# [Record excerpts]

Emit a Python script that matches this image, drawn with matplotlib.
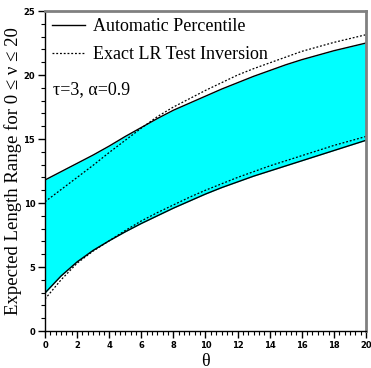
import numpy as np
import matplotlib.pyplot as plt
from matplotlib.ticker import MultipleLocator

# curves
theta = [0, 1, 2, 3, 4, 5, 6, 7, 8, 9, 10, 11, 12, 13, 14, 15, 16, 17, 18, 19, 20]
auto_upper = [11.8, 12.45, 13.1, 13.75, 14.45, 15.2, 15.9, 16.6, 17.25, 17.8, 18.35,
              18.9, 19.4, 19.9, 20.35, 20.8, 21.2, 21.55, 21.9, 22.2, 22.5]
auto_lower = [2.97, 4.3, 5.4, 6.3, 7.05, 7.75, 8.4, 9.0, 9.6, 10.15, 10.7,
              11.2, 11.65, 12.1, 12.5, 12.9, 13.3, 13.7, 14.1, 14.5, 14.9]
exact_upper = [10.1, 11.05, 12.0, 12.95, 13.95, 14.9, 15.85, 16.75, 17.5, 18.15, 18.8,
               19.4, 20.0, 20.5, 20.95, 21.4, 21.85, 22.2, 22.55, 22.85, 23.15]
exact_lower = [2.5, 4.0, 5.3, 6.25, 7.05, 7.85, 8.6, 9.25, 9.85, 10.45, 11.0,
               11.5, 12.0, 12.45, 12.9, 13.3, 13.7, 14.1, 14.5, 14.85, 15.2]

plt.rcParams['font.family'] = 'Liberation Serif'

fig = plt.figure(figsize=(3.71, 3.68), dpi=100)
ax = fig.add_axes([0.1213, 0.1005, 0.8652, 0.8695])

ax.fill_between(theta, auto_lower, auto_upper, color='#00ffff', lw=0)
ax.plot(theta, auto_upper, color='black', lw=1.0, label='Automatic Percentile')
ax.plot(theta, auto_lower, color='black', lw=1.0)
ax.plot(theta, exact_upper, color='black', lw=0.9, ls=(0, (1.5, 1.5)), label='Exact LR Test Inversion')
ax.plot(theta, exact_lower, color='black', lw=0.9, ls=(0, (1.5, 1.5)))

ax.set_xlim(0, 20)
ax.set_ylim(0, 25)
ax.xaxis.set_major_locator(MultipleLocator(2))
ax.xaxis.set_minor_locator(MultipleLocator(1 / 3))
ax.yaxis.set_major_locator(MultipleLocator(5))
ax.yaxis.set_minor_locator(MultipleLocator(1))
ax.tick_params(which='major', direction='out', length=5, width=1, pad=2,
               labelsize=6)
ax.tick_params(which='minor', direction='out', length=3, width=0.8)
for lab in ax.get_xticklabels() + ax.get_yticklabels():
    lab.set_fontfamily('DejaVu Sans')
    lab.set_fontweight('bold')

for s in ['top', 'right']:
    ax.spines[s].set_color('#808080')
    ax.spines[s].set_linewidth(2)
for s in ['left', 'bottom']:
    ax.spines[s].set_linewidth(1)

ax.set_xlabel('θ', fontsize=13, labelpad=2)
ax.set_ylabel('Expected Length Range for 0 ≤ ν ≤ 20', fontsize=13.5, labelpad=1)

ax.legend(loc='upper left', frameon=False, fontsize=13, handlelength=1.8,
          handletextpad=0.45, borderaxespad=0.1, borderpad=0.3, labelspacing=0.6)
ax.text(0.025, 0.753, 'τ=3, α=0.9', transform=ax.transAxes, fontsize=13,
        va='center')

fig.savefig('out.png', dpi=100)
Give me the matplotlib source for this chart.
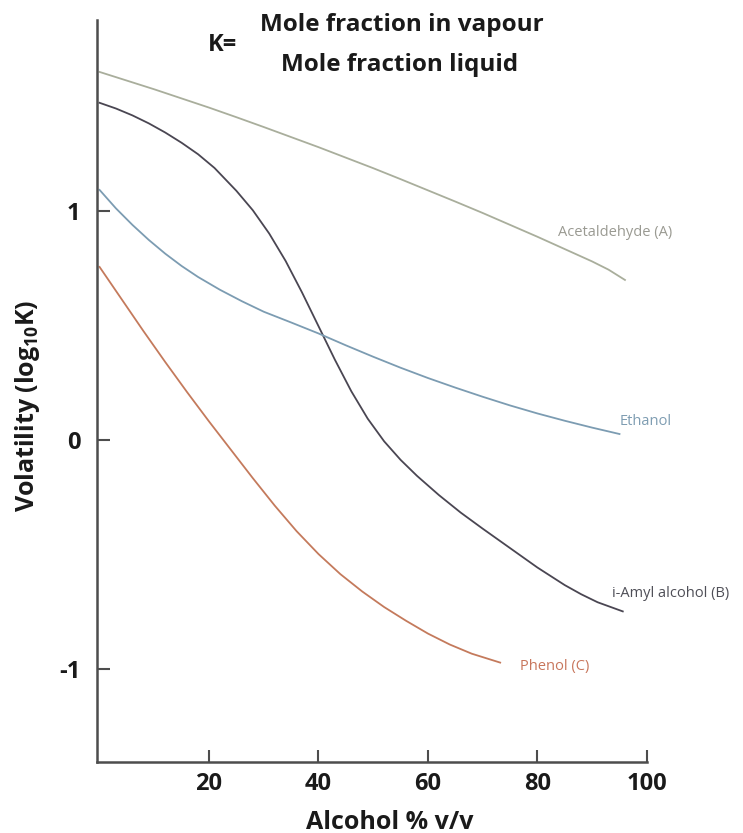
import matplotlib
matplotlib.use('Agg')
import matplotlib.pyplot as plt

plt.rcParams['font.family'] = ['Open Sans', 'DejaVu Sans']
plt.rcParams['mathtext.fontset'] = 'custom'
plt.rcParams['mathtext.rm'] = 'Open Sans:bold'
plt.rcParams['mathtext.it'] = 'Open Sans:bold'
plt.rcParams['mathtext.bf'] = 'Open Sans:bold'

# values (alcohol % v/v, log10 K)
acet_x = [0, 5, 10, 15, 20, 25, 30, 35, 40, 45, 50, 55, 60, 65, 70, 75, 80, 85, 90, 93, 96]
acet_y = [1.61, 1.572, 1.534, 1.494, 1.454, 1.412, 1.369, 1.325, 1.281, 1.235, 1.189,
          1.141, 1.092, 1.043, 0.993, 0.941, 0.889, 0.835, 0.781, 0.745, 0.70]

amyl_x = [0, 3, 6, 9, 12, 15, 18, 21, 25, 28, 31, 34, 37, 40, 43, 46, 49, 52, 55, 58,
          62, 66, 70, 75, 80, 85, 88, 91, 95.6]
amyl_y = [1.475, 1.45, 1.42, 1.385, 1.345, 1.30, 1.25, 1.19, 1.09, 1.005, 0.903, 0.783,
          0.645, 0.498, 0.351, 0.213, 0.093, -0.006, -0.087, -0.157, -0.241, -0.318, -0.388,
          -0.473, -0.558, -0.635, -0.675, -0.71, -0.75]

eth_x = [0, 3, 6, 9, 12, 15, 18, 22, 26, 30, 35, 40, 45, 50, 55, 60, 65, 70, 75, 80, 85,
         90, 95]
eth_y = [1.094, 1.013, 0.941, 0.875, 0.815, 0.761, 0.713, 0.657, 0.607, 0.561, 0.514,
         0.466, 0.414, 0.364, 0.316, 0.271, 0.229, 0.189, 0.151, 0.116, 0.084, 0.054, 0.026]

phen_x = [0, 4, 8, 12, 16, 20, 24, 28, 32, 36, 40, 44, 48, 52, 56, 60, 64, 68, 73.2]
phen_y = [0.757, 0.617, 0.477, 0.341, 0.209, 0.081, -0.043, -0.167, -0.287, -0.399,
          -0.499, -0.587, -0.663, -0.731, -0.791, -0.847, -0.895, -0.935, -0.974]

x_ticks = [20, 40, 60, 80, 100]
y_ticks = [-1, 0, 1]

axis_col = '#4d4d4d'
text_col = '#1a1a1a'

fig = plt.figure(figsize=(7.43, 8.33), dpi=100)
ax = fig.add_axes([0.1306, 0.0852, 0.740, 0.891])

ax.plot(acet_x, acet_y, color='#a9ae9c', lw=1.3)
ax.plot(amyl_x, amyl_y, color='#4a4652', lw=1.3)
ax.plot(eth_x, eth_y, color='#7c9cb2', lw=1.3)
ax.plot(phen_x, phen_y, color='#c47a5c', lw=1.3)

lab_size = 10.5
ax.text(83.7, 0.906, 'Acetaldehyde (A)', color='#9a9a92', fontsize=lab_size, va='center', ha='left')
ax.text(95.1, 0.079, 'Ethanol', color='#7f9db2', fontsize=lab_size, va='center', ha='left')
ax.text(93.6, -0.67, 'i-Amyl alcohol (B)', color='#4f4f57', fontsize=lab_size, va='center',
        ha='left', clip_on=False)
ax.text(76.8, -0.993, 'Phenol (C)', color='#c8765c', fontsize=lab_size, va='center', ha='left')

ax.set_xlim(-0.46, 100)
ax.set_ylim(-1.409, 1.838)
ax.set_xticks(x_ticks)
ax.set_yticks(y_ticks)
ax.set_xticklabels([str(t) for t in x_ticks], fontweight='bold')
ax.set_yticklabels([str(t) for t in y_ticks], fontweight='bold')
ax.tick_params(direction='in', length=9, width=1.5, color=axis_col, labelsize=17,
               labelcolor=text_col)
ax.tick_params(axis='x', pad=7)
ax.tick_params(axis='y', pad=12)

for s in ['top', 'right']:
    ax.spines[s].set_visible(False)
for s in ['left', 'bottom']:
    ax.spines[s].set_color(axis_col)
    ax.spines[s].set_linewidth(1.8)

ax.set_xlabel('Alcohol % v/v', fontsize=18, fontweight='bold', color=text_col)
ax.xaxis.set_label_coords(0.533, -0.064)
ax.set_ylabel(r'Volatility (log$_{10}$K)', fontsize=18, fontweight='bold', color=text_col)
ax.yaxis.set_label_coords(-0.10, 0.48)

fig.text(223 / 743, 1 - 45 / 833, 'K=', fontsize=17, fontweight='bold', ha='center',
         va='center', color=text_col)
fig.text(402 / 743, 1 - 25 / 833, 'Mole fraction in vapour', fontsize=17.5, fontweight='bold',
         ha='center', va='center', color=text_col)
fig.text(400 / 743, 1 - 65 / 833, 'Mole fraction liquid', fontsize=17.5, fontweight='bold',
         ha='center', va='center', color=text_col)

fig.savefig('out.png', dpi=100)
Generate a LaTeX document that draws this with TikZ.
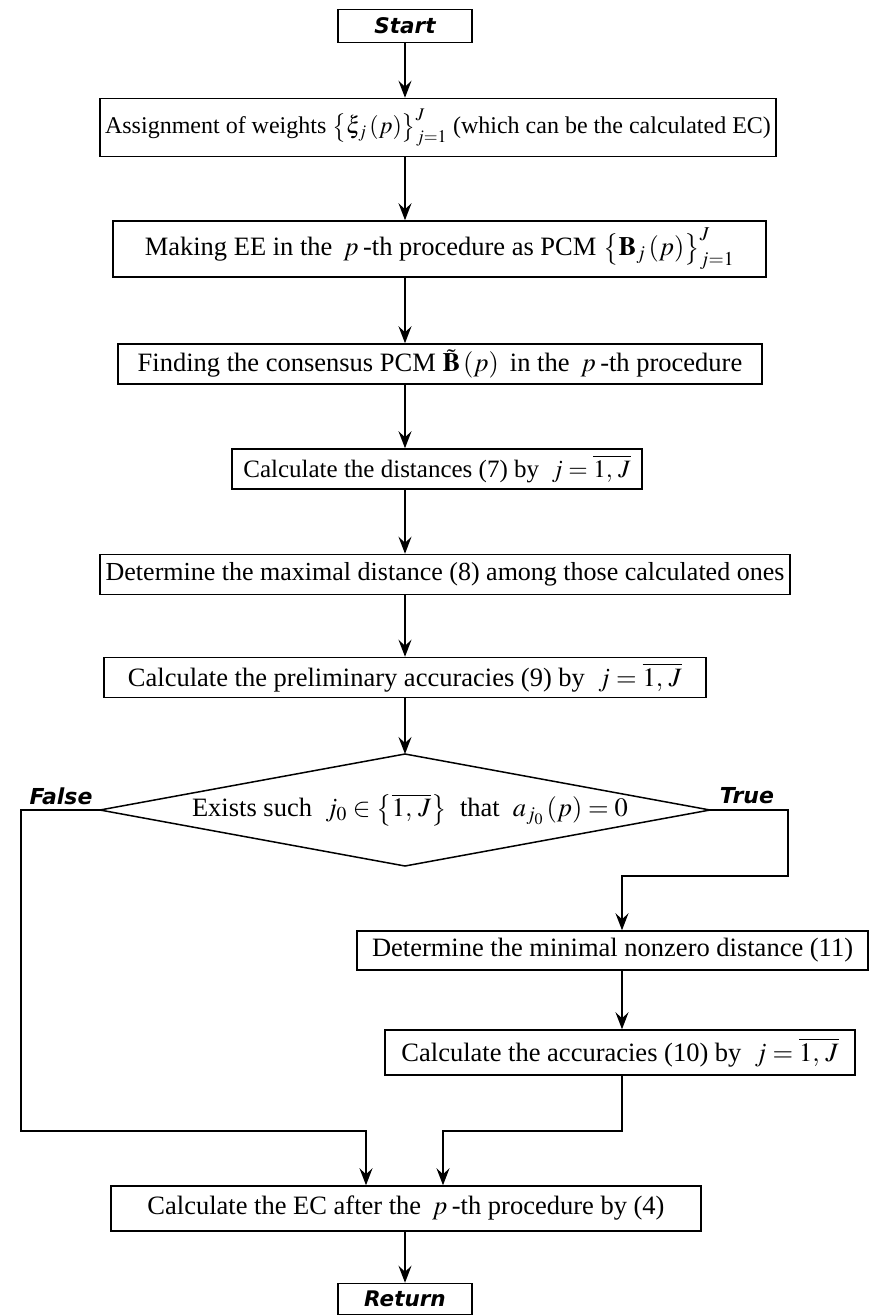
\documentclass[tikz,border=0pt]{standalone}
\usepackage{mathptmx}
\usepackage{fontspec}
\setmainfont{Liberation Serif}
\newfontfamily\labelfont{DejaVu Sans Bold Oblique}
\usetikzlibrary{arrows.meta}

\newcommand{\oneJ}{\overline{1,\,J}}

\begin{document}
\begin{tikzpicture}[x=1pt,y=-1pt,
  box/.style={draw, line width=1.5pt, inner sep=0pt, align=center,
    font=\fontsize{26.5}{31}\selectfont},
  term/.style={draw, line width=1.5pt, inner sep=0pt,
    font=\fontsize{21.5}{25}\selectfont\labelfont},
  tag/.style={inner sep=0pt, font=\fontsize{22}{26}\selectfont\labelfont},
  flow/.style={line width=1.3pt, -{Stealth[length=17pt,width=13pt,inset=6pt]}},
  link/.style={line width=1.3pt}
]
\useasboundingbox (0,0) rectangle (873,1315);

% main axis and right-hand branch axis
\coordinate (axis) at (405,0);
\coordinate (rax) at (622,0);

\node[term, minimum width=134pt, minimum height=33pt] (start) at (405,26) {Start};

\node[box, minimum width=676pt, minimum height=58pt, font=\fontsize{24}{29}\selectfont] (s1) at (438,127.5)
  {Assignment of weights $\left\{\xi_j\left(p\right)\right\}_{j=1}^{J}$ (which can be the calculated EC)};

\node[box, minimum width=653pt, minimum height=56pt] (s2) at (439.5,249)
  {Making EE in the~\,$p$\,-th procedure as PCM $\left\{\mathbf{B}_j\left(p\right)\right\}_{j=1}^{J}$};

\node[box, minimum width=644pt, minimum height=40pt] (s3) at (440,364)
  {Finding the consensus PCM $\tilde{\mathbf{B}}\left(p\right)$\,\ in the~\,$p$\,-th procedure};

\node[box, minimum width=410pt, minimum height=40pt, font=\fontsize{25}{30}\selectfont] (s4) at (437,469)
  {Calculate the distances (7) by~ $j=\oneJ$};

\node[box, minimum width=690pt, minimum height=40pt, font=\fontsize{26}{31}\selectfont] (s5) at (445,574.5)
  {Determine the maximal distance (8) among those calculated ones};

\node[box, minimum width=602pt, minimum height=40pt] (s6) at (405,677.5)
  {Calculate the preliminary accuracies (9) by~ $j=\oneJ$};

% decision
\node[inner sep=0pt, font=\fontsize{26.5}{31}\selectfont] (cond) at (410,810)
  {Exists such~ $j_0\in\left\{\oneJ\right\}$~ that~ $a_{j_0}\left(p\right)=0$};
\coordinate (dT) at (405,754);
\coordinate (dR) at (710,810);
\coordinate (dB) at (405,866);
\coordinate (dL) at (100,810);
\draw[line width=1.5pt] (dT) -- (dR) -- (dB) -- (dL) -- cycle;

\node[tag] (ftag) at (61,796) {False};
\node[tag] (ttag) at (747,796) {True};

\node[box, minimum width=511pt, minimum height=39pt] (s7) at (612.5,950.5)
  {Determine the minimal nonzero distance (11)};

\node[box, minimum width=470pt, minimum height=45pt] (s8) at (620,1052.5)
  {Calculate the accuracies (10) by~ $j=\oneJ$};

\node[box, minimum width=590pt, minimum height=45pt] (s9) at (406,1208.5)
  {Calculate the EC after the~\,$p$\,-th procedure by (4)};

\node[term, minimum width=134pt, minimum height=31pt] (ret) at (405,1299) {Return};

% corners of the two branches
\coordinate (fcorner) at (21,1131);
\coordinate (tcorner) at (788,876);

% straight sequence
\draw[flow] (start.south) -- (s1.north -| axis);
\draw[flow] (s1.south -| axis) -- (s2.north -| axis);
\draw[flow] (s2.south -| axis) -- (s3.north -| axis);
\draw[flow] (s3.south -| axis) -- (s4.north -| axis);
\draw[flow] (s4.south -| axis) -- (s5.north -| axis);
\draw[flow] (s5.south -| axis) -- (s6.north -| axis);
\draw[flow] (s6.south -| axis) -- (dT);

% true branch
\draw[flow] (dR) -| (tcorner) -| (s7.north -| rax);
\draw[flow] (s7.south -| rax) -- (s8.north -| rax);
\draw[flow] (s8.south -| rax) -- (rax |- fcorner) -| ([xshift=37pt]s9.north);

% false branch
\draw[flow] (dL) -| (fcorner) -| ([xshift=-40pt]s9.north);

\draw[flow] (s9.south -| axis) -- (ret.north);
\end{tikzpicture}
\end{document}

# [Required task]
Give back exactly the lines from the top of the records to the line containing "from matplotlib.ticker import MultipleLocator", both included, and no pictures.

# [Answer to the task]
Emit a Python script that matches this image, drawn with matplotlib.
import numpy as np
import matplotlib.pyplot as plt
from matplotlib.ticker import MultipleLocator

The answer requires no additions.